Dataset items:

┄┄┄┄┄┄

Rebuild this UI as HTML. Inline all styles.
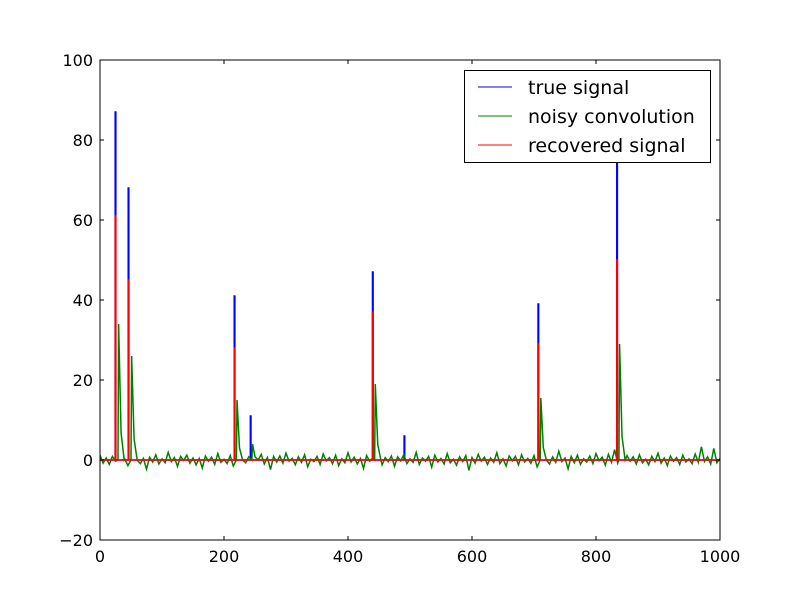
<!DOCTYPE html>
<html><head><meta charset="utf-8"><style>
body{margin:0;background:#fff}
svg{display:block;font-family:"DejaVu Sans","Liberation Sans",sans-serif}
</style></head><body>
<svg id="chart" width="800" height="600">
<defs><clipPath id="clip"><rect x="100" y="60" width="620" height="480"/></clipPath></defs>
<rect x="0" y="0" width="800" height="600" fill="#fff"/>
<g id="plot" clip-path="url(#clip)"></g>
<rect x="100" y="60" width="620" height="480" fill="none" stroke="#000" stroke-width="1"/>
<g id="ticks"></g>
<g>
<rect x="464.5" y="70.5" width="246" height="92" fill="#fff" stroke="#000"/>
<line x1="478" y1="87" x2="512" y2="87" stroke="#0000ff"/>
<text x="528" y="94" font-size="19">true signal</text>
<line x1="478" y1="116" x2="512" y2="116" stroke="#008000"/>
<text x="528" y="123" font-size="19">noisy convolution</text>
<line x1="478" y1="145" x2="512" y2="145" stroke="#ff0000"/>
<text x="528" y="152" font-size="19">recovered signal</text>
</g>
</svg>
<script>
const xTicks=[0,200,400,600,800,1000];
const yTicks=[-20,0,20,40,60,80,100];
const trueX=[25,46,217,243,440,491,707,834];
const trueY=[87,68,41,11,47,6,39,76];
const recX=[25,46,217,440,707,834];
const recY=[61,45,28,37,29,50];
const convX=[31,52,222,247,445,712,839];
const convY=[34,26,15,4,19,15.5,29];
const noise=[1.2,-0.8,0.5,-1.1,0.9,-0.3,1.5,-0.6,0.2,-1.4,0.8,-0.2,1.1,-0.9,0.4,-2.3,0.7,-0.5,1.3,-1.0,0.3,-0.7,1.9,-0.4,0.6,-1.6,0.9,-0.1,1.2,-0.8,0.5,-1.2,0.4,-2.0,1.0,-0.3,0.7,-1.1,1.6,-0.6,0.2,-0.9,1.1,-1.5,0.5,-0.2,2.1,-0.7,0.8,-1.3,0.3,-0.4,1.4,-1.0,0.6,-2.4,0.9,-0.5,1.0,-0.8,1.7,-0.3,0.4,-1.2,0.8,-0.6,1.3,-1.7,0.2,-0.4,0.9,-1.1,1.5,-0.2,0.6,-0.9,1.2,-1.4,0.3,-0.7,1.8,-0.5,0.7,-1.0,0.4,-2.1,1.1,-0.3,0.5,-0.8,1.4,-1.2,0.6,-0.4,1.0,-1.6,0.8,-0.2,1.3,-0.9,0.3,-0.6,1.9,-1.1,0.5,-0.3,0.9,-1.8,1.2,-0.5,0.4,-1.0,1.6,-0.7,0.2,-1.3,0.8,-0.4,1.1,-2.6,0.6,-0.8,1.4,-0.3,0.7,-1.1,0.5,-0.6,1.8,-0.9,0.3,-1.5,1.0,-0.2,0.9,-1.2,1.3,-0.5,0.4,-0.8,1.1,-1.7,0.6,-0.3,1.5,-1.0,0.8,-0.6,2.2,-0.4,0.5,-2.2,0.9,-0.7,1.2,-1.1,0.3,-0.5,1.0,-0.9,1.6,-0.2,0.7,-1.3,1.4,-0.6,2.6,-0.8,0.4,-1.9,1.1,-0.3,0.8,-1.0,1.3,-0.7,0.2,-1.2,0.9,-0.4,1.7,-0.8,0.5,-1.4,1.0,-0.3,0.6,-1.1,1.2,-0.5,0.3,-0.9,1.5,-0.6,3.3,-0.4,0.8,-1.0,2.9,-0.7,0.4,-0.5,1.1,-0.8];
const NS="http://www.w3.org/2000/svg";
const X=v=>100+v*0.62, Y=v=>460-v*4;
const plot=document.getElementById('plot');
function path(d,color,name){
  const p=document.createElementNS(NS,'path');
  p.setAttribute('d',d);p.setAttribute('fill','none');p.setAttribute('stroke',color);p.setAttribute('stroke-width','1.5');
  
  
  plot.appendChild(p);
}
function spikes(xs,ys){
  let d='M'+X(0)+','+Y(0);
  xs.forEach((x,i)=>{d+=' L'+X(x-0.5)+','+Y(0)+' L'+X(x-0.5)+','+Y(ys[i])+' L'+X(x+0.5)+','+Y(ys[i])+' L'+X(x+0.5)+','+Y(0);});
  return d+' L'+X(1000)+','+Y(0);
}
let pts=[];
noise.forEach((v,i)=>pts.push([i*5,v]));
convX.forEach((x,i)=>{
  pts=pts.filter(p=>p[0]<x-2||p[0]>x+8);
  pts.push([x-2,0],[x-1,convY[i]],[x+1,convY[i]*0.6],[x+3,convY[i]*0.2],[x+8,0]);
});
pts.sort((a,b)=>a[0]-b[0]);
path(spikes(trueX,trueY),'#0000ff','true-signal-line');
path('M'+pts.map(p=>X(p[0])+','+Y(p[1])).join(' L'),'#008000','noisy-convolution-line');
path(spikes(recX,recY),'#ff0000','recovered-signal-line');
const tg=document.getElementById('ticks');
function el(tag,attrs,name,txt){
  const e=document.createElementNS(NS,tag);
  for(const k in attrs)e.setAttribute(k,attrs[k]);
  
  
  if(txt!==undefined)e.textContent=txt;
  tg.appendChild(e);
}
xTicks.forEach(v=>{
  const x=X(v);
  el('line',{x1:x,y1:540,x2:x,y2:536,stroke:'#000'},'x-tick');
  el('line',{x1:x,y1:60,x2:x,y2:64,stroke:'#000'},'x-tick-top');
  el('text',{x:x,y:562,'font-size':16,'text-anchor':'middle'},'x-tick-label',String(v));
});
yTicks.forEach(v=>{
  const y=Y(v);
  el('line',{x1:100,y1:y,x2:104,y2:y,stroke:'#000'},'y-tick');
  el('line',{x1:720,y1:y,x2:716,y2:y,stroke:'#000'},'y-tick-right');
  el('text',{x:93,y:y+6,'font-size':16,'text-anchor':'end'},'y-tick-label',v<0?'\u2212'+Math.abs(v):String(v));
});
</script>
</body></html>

┄┄┄┄┄┄

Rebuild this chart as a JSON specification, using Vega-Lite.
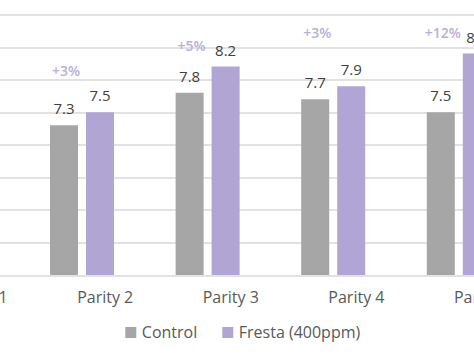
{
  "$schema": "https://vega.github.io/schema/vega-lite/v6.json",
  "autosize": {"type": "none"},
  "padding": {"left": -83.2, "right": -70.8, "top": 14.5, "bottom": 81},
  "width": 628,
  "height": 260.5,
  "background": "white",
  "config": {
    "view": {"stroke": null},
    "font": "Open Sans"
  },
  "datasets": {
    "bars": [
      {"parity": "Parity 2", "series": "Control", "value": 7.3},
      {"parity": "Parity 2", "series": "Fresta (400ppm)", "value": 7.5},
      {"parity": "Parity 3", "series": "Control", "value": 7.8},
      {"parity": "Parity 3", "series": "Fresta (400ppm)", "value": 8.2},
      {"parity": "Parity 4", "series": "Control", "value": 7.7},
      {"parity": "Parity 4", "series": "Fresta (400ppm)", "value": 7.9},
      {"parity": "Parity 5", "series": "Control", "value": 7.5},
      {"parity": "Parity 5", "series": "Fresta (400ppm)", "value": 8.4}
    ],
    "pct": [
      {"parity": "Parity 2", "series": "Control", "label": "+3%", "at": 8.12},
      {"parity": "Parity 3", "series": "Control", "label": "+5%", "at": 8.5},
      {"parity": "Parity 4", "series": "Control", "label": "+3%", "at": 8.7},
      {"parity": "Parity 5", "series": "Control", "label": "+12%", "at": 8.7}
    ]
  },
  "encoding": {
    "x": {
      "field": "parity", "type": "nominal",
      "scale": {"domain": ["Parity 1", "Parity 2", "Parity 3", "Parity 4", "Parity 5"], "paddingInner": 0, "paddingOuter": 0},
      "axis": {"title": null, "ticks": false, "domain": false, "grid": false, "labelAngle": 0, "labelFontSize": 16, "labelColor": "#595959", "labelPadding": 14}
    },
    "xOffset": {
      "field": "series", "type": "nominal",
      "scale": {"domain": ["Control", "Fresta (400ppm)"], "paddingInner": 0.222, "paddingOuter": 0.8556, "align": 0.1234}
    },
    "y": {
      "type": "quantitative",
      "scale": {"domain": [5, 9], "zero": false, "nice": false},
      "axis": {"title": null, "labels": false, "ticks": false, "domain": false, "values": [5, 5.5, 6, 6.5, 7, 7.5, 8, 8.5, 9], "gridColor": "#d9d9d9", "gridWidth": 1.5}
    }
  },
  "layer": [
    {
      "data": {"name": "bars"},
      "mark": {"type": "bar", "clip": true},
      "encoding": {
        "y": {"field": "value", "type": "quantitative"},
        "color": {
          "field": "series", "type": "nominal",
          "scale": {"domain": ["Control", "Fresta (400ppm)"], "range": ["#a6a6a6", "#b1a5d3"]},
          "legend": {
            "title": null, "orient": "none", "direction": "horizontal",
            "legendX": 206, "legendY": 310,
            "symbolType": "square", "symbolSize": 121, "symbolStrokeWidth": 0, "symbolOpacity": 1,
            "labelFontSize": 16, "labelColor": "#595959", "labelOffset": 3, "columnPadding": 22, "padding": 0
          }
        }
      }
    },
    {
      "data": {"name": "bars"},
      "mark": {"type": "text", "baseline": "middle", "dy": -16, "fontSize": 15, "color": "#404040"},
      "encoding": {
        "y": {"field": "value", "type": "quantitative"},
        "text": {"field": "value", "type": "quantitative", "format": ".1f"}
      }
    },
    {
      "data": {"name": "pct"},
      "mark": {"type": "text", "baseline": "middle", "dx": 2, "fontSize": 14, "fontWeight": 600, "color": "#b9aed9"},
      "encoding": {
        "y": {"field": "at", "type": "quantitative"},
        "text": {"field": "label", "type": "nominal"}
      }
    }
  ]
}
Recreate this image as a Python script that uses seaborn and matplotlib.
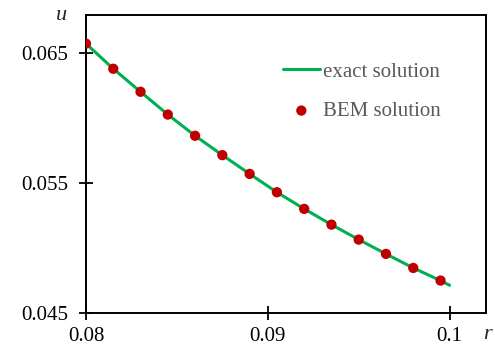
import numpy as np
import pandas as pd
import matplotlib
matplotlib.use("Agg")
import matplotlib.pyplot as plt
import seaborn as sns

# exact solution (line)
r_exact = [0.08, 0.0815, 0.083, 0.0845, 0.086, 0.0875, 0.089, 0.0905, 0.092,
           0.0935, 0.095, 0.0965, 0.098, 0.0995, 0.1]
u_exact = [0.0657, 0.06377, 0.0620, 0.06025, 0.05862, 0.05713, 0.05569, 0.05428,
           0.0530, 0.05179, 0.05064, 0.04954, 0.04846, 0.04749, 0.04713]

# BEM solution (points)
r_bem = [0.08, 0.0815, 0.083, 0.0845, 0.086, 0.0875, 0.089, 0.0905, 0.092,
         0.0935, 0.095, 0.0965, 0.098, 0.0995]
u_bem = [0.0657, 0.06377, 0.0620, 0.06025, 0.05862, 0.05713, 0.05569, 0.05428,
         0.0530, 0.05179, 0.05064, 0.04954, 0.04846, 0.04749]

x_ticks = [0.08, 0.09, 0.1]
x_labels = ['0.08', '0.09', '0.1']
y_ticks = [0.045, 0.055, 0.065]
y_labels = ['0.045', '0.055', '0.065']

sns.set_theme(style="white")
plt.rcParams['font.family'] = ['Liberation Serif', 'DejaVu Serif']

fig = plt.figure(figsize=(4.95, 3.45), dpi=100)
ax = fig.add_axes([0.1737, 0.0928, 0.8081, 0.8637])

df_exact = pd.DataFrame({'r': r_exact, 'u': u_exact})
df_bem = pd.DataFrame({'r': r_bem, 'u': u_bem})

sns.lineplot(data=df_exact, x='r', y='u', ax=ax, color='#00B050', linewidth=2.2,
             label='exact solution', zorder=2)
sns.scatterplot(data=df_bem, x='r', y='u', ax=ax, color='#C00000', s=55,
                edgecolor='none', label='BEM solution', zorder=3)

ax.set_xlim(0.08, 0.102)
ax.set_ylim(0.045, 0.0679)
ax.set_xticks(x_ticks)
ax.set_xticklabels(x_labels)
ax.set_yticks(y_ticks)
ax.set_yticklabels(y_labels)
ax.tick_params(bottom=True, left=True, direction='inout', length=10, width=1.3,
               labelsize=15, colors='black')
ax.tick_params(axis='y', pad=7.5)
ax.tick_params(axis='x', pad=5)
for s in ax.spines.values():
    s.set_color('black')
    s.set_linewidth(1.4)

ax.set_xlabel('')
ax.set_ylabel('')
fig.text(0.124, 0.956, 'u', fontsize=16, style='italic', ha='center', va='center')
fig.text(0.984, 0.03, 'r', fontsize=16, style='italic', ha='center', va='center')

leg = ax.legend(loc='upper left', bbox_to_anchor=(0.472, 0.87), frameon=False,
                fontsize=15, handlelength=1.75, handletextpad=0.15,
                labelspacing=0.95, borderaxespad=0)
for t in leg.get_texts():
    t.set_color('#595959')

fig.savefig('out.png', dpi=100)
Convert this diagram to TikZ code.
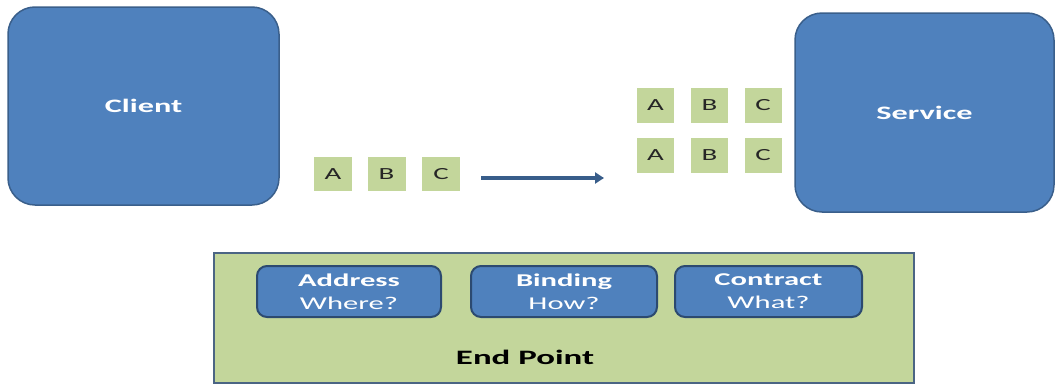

┄┄┄┄┄┄

[Exercise details] Start at the line above containing "Recreate this image" and stop at the line containing "edgecolor='none', label='BEM solution', zorder=3)": print those lines and everything between them exactly, but not the pictures.

[Full response]
Recreate this image as a Python script that uses seaborn and matplotlib.
import numpy as np
import pandas as pd
import matplotlib
matplotlib.use("Agg")
import matplotlib.pyplot as plt
import seaborn as sns

# exact solution (line)
r_exact = [0.08, 0.0815, 0.083, 0.0845, 0.086, 0.0875, 0.089, 0.0905, 0.092,
           0.0935, 0.095, 0.0965, 0.098, 0.0995, 0.1]
u_exact = [0.0657, 0.06377, 0.0620, 0.06025, 0.05862, 0.05713, 0.05569, 0.05428,
           0.0530, 0.05179, 0.05064, 0.04954, 0.04846, 0.04749, 0.04713]

# BEM solution (points)
r_bem = [0.08, 0.0815, 0.083, 0.0845, 0.086, 0.0875, 0.089, 0.0905, 0.092,
         0.0935, 0.095, 0.0965, 0.098, 0.0995]
u_bem = [0.0657, 0.06377, 0.0620, 0.06025, 0.05862, 0.05713, 0.05569, 0.05428,
         0.0530, 0.05179, 0.05064, 0.04954, 0.04846, 0.04749]

x_ticks = [0.08, 0.09, 0.1]
x_labels = ['0.08', '0.09', '0.1']
y_ticks = [0.045, 0.055, 0.065]
y_labels = ['0.045', '0.055', '0.065']

sns.set_theme(style="white")
plt.rcParams['font.family'] = ['Liberation Serif', 'DejaVu Serif']

fig = plt.figure(figsize=(4.95, 3.45), dpi=100)
ax = fig.add_axes([0.1737, 0.0928, 0.8081, 0.8637])

df_exact = pd.DataFrame({'r': r_exact, 'u': u_exact})
df_bem = pd.DataFrame({'r': r_bem, 'u': u_bem})

sns.lineplot(data=df_exact, x='r', y='u', ax=ax, color='#00B050', linewidth=2.2,
             label='exact solution', zorder=2)
sns.scatterplot(data=df_bem, x='r', y='u', ax=ax, color='#C00000', s=55,
                edgecolor='none', label='BEM solution', zorder=3)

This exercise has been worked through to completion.